|About the Illustrator: James K. Russell
Among my fondest memories as a boy growing up on Manhattan’s West Side was attending the Alexander Robertson Elementary School on 95th St. and Central Park West. Going to the school’s library every day is where it all began for me as a young boy. That library is where I first buried myself in storybooks of kings and queens and their castles and heroes and heroines spanning centuries. It’s where I first dove into books that told stories of the greatest inventors and scientists of the 18th, 19th, and 20th centuries who sought to answer some of the great questions of the time or build the first machines of the industrial age. That library bathed me in story after story of conflicts among nations and men spanning from The Crusades to the American Revolution, The War of 1812, Waterloo and the Civil War, to history-altering naval engagements involving fleets and the men who manned them.

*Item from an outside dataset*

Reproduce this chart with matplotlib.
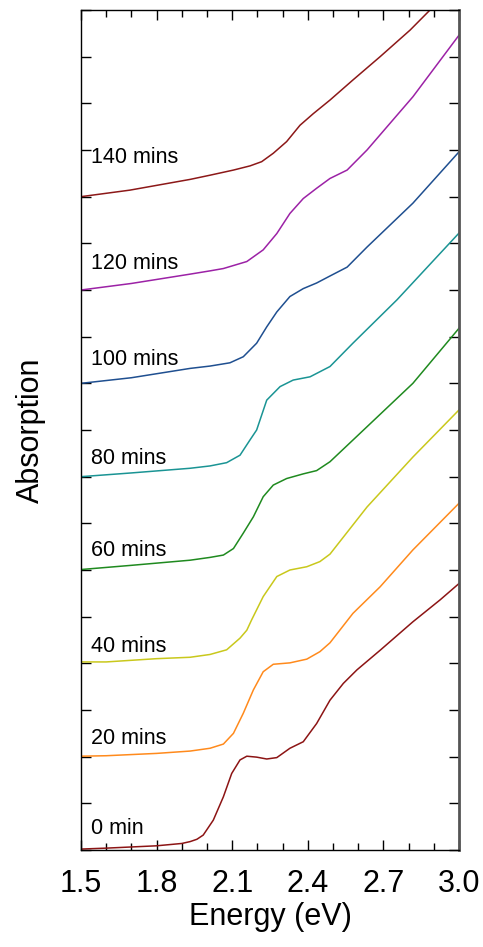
import numpy as np
import matplotlib.pyplot as plt
from matplotlib.ticker import MultipleLocator

plt.rcParams['font.family'] = ['Liberation Sans', 'DejaVu Sans']

# energy (eV) / absorption (offset, a.u.)
x_0 = [1.5, 1.6, 1.8, 1.9, 1.933, 1.96, 1.985, 2.025, 2.065, 2.098, 2.131, 2.158, 2.197, 2.237,
       2.277, 2.329, 2.382, 2.435, 2.488, 2.541, 2.595, 2.687, 2.817, 2.925, 3.0]
y_0 = [0.02, 0.04, 0.09, 0.14, 0.18, 0.23, 0.32, 0.64, 1.14, 1.64, 1.93, 2.01, 1.99, 1.95,
       1.98, 2.18, 2.32, 2.71, 3.21, 3.57, 3.86, 4.28, 4.89, 5.36, 5.71]

x_20 = [1.5, 1.6, 1.8, 1.933, 2.012, 2.065, 2.105, 2.144, 2.184, 2.223, 2.263, 2.329, 2.396,
        2.448, 2.488, 2.579, 2.687, 2.817, 3.0]
y_20 = [2.01, 2.02, 2.07, 2.12, 2.18, 2.27, 2.50, 2.93, 3.43, 3.82, 3.98, 4.01, 4.09,
        4.25, 4.44, 5.07, 5.64, 6.43, 7.43]

x_40 = [1.5, 1.6, 1.8, 1.933, 2.012, 2.078, 2.131, 2.158, 2.177, 2.223, 2.277, 2.329, 2.396,
        2.448, 2.488, 2.635, 2.817, 3.0]
y_40 = [4.03, 4.03, 4.10, 4.13, 4.19, 4.29, 4.54, 4.71, 4.93, 5.43, 5.86, 6.0, 6.07,
        6.18, 6.34, 7.35, 8.42, 9.43]

x_60 = [1.5, 1.7, 1.933, 2.012, 2.065, 2.105, 2.144, 2.184, 2.223, 2.263, 2.316, 2.382, 2.435,
        2.488, 2.635, 2.817, 3.0]
y_60 = [6.01, 6.10, 6.21, 6.27, 6.32, 6.46, 6.79, 7.14, 7.57, 7.82, 7.96, 8.06, 8.13,
        8.32, 9.07, 10.0, 11.18]

x_80 = [1.5, 1.7, 1.933, 2.012, 2.078, 2.131, 2.171, 2.197, 2.237, 2.290, 2.342, 2.409, 2.488,
        2.579, 2.754, 3.0]
y_80 = [8.0, 8.08, 8.18, 8.23, 8.30, 8.46, 8.79, 9.0, 9.64, 9.93, 10.07, 10.14, 10.36,
        10.86, 11.79, 13.22]

x_100 = [1.5, 1.7, 1.933, 2.012, 2.091, 2.144, 2.197, 2.237, 2.277, 2.329, 2.382, 2.435, 2.488,
         2.556, 2.635, 2.817, 3.0]
y_100 = [10.0, 10.12, 10.32, 10.37, 10.44, 10.57, 10.86, 11.21, 11.53, 11.86, 12.03, 12.15, 12.30,
         12.49, 12.92, 13.86, 14.96]

x_120 = [1.5, 1.7, 1.933, 2.012, 2.065, 2.158, 2.223, 2.277, 2.329, 2.382, 2.435, 2.488, 2.556,
         2.635, 2.817, 3.0]
y_120 = [12.0, 12.14, 12.34, 12.41, 12.46, 12.61, 12.86, 13.21, 13.64, 13.96, 14.18, 14.39, 14.57,
         15.0, 16.14, 17.46]

x_140 = [1.5, 1.694, 1.933, 2.012, 2.105, 2.171, 2.217, 2.263, 2.316, 2.369, 2.422, 2.488, 2.579,
         2.687, 2.806, 2.885, 3.0]
y_140 = [14.0, 14.14, 14.37, 14.46, 14.57, 14.66, 14.75, 14.93, 15.18, 15.53, 15.78, 16.07, 16.5,
         17.0, 17.57, 18.0, 18.65]

labels = ['0 min', '20 mins', '40 mins', '60 mins', '80 mins', '100 mins', '120 mins', '140 mins']
label_y = [0.45, 2.40, 4.37, 6.41, 8.40, 10.52, 12.56, 14.83]
colors = ['#8c1414', '#ff8a1c', '#c9c81c', '#1f8a1f', '#1a9494', '#1f4f90', '#9c22a6', '#8c1818']

xs = [x_0, x_20, x_40, x_60, x_80, x_100, x_120, x_140]
ys = [y_0, y_20, y_40, y_60, y_80, y_100, y_120, y_140]

fig = plt.figure(figsize=(4.83, 9.47), dpi=100)
ax = fig.add_axes([81 / 483, 1 - 850 / 947, 378 / 483, 840 / 947])

for x, y, c, lab, ly in zip(xs, ys, colors, labels, label_y):
    ax.plot(x, y, color=c, linewidth=1.1, solid_joinstyle='round')
    ax.text(1.54, ly, lab, fontsize=15.5, va='center', ha='left')

ax.set(xlim=[1.5, 3.0], ylim=[0, 18])
ax.xaxis.set_minor_locator(MultipleLocator(0.1))
ax.yaxis.set_major_locator(MultipleLocator(1))
ax.set_xticks([1.5, 1.8, 2.1, 2.4, 2.7, 3.0])
ax.set_xticklabels(['1.5', '1.8', '2.1', '2.4', '2.7', '3.0'])
ax.set_yticklabels([])
ax.tick_params(axis='x', which='major', direction='in', top=True, length=7.5, width=1,
               labelsize=22, pad=14)
ax.tick_params(axis='x', which='minor', direction='in', top=True, length=5, width=1)
ax.tick_params(axis='y', which='major', direction='in', right=True, length=7.5, width=1)
for s in ['left', 'bottom', 'top']:
    ax.spines[s].set_linewidth(1)
ax.spines['right'].set_linewidth(2)
ax.spines['right'].set_color('#555555')

ax.set_xlabel('Energy (eV)', fontsize=22, labelpad=2)
ax.set_ylabel('Absorption', fontsize=22, labelpad=22)

plt.savefig('out.png', dpi=100)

By the 4th or 5th grade, I was knee-deep in books that told the stories of the exploits of brave men, women and ruthless leaders throughout history. I began following the explorers and exploits of Columbus, Magellan, Balboa, Marco Polo and other brave men who sailed the oceans on dangerous quests into the unknown beyond the horizon. From Drake’s clash with the Spanish Armada in 1588, to Nelson’s victories over the French and Spanish fleets at the Nile in 1798 and Trafalgar in 1805; from the Battle of Jutland in 1916 and the decisive American victory at Midway in 1942, to the British Fleet’s heroic dash to the South Atlantic in the 1980’s to retake the Falkland Islands; I’ve grown up in a literary world of high adventure on land and the high seas. As a teen, I finally fell in love with military and naval history and the idea of giant fleets of ships on the move, the admirals who commanded them and the excitement of that first contact with an enemy fleet just over the horizon. Imagining myself being there, on deck during those moments in history, made the hair on the back of my neck stand up.

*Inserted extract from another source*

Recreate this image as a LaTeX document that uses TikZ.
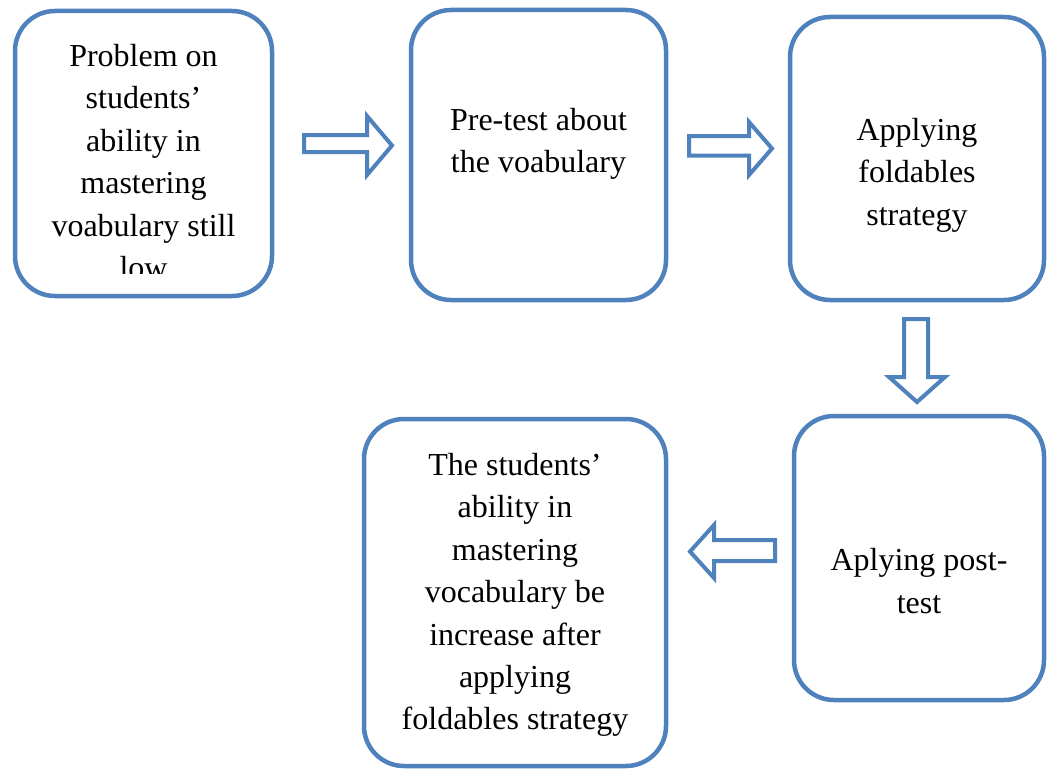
\documentclass[tikz,border=0pt]{standalone}
\usepackage{fontspec}
\setmainfont{Liberation Serif}
\definecolor{boxblue}{HTML}{4F81BD}
\begin{document}
\begin{tikzpicture}[x=1pt,y=-1pt,
  stepbox/.style={draw=boxblue, line width=4.5pt, rounded corners=40pt, fill=white, inner sep=0pt},
  label/.style={font=\fontsize{32}{42.4}\selectfont, align=center, inner sep=0pt},
  blockarrow/.style={draw=boxblue, line width=4pt, fill=white, line join=miter}]
\useasboundingbox (0,0) rectangle (1048,768);
% boxes
\node[stepbox, minimum width=257pt, minimum height=285pt] (b1) at (143.5,153.5) {};
\node[stepbox, minimum width=255pt, minimum height=290pt] (b2) at (538.5,155) {};
\node[stepbox, minimum width=254pt, minimum height=283pt] (b3) at (917,158.5) {};
\node[stepbox, minimum width=250pt, minimum height=284pt] (b4) at (919,558) {};
\node[stepbox, minimum width=302pt, minimum height=347pt] (b5) at (515,592.5) {};
% texts
\begin{scope}
\clip (15,12) rectangle (272,273);
\node[label] (t1) at (143.5,161.5) {Problem on\\students’\\ability in\\mastering\\voabulary still\\low};
\end{scope}
\node[label] (t2) at (538.5,144) {Pre-test about\\the voabulary};
\node[label] (t3) at (917,175) {Applying\\foldables\\strategy};
\node[label] (t4) at (919,581) {Aplying post-\\test};
\node[label] (t5) at (515,595) {The students’\\ability in\\mastering\\vocabulary be\\increase after\\applying\\foldables strategy};
% block arrows
\draw[blockarrow] (304,135) -- (367,135) -- (367,116) -- (392,145.5) -- (367,175) -- (367,152) -- (304,152) -- cycle;
\draw[blockarrow] (689,136) -- (749,136) -- (749,122) -- (772,148.5) -- (749,175) -- (749,155.5) -- (689,155.5) -- cycle;
\draw[blockarrow] (904,319) -- (904,377) -- (889,377) -- (917,402) -- (945,377) -- (928,377) -- (928,319) -- cycle;
\draw[blockarrow] (775,540) -- (714,540) -- (714,525) -- (690,551.5) -- (714,578) -- (714,561) -- (775,561) -- cycle;
\end{tikzpicture}
\end{document}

During those early years, I started drawing. I became this kid artist who always carried a drawing pad in one hand and a book on some sea explorer or inventor in the other. I was also focused on naval history and began drawing ships, specifically warships, and I became very good at it. During and after high school, I stayed immersed in naval history and naval issues. Yet, I majored in architecture in college because I had become a pretty good illustrator about the same time that I started getting excited about buildings, structures and how they worked. Add those two items to a healthy appetite for exploration and what lies beyond the horizon and my drawings began to take on a different appearance. I started imagining and illustrating future environments on earth and beyond; scenes that included elements of urban design, architecture, and engineering that were a bit, well, “out there” or “futuristic.”

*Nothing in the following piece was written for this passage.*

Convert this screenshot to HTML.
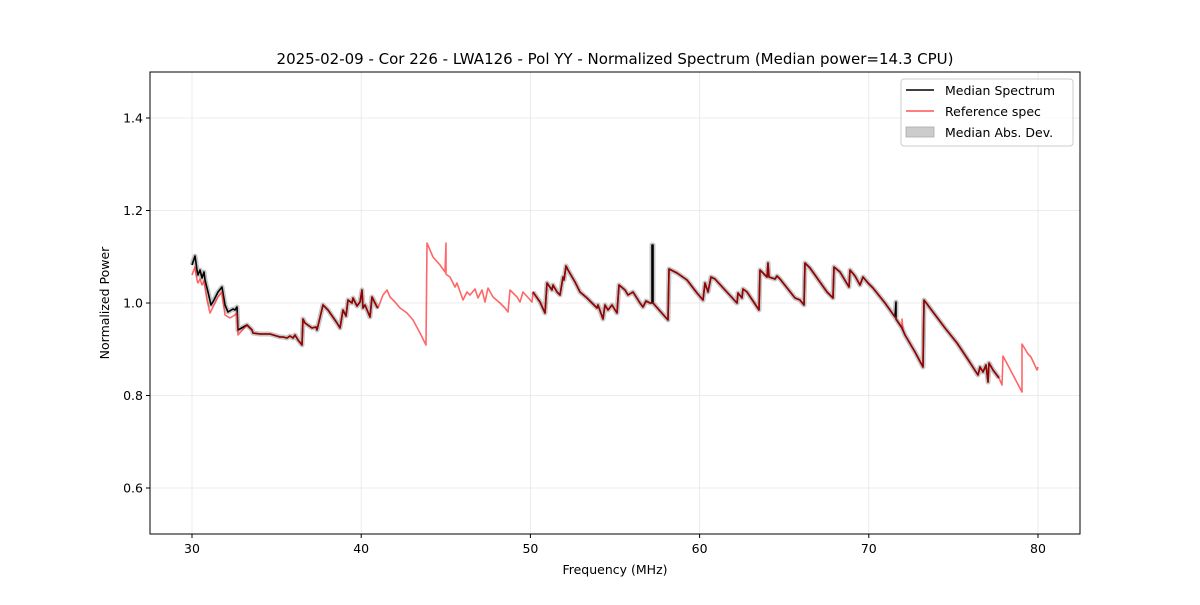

Today, E-scape Illustrations (“E-scape”) is the result of many encounters as a young boy and teenage kid and my professional career to date. It combines my career experiences as an architect, urban designer and avid naval historian with a passion for adventure and what lies out there beyond. It is a by-product of every architecture firm I ever worked for where I learned how to design buildings, but became convinced that there has got to be more to this than plans, sections, and elevations. It is a result of my time spent in urban planning and design offices where individual buildings weren’t by themselves so exciting anymore and I saw them as but pieces of a larger puzzle.
It’s also a tribute to my parents who raised me, a brother and two sisters in the center of New York City where we ran free through a wonderland of non-stop action and where adventure lay around every corner, in every store, pizza joint, deli and playground in the city. I grew up in a single family brownstone on a city block where my backyard of Central Park was literally steps from my front door and everyone knew everyone. We ran around the city and rode the subways every day, experiencing people, situations and a world many kids never get to experience growing up. That world helped provide the fuel for my imagination. As a kid, at least for me, it was an exciting childhood, to say the least, and it couldn’t get any better than that.
I never wanted to make a living as an illustrator because I didn’t have to. Early on, I was on a different career path as an architect and urban designer and my futuristic work was my retreat and escape. So, while I’ve largely kept the work to myself, it’s time to share it if for no other reason than the excitement I’ve seen in the eyes of a young boy, girl or even an architecture student and questions they pepper me with after looking at a futuristic city or the profile of an interstellar spacecraft in low earth orbit dry-dock.
There’s another reason to share the work. As a kid, I knew I was different from the others on the block or in the schoolyard, but I couldn’t quite put my finger on it back then. For me, part of E-scape’s purpose is to show kids who are curious and creative thinkers with imaginations that it’s OK to see things differently- and to be different! E-scape is a tribute and "Thank you" to the girl who wrote in my high school yearbook, “James, you dare to be different,” and to that small library in the Alexander Robertson School where it began for me. It is my story of a continuing journey of exploration and high adventure into the unknown and being both blessed and, yes, cursed with an imagination that comes with no off-switch. It’s the ongoing story of the kid on the block and in the schoolyard that was labeled as different because he was and still dares to be.